Saturday, 17 May 2014 - 1:09pm IST | Place: New Delhi | Agency: IANS

Uttar Pradesh stands saffronized. Powered by Narendra Modi, the BJP swept the Lok Sabha election winning a breathtaking 71 of the 80 seats in the state, surpassing 57-seat tally of 1998. The victory was sweeter because its ally Apna Dal got two seats and it also rendered a body blow to the regional satraps, Mulayam Singh Yadav and Mayawati, in the politically crucial state.

The Samajwadi Party and the Bahujan Samaj Party (BSP), which dominated Uttar Pradesh's politics for more than two decades in the post-Mandal era, suddenly find themselves in political doldrums. The ruling Samajwadi Party has been left with just five seats, down from 21 in 2009. All five seats are held by Mulayam Singh Yadav's family, he himself winning from two places. 

The fact that the Samajwadi Party has fallen from grace within two years of storming the assembly can be seen from the fact that Dimple Yadav, wife of Chief Minister Akhilesh Yadav, scraped through in Kannauj by 21,500 votes. This too, it seems, happened because Subrat Pathak, the BJP candidate in the constituency, came in late - and also because people wanted 24x7 power supply in the district which only the state government could ensure.

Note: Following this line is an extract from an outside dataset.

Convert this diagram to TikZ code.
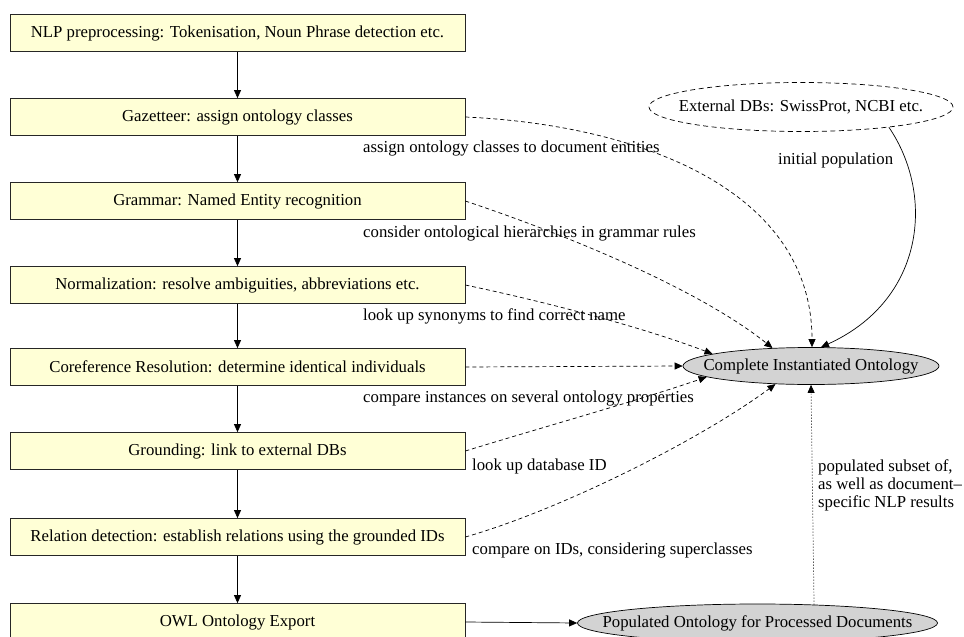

In Badaun too, Vagish Pathak of the BJP gave Samajwadi Party's Dharmendra Yadav a run for his money by polling more than two lakh plus votes. In Firozabad, from where Samajwadi Party general secretary Ram Gopal Yadav's son Akshay Yadav made his political debut, the victory margin is thin. The Samajwadi Party also lost all four state assembly seats which it held: Vishwanathganj, Fatehpur, Unnao Sadar and Rampur Khas. Three of them were lapped up by the BJP alliance.

Now Mulayam Singh Yadav has to give up one of his two seats - Azamgarh or Mainpuri. The defeat of Samajwadi Party candidates even in its strongholds is a matter of grave concern for the two-year-old government of Akhilesh Yadav. Clearly there will be voices of dissent in the party, and some legislators might call for a change of guard in the state. Even Samajwadi Party insiders admit that Chief Minister Akhilesh Yadav's tenure has been uninspiring.

The BSP also failed miserably despite trying to tempt voters with its caste matrix. For the first time, it failed to win even one Lok Sabha seat from the state despite contesting in all 80 constituencies. This is a huge setback to the Dalit leader who harboured a desire to one day become the first Dalit prime minister. "The results are a big shocker," admitted Brijesh Pathak, a senior party leader who lost from Unnao, neighbouring Lucknow.

The fact that the BJP breached BSP's captive votebank is a significant development. It signs bad times for Mayawati, who has to wait for three years for the next assembly elections. What has also left BJP critics speechless are the wide margins with which BJP candidates won. The Congress, India's oldest political party, has been decimated. After winning 22 seats in 2009, it is now left with just two seats -- both with the Gandhi family.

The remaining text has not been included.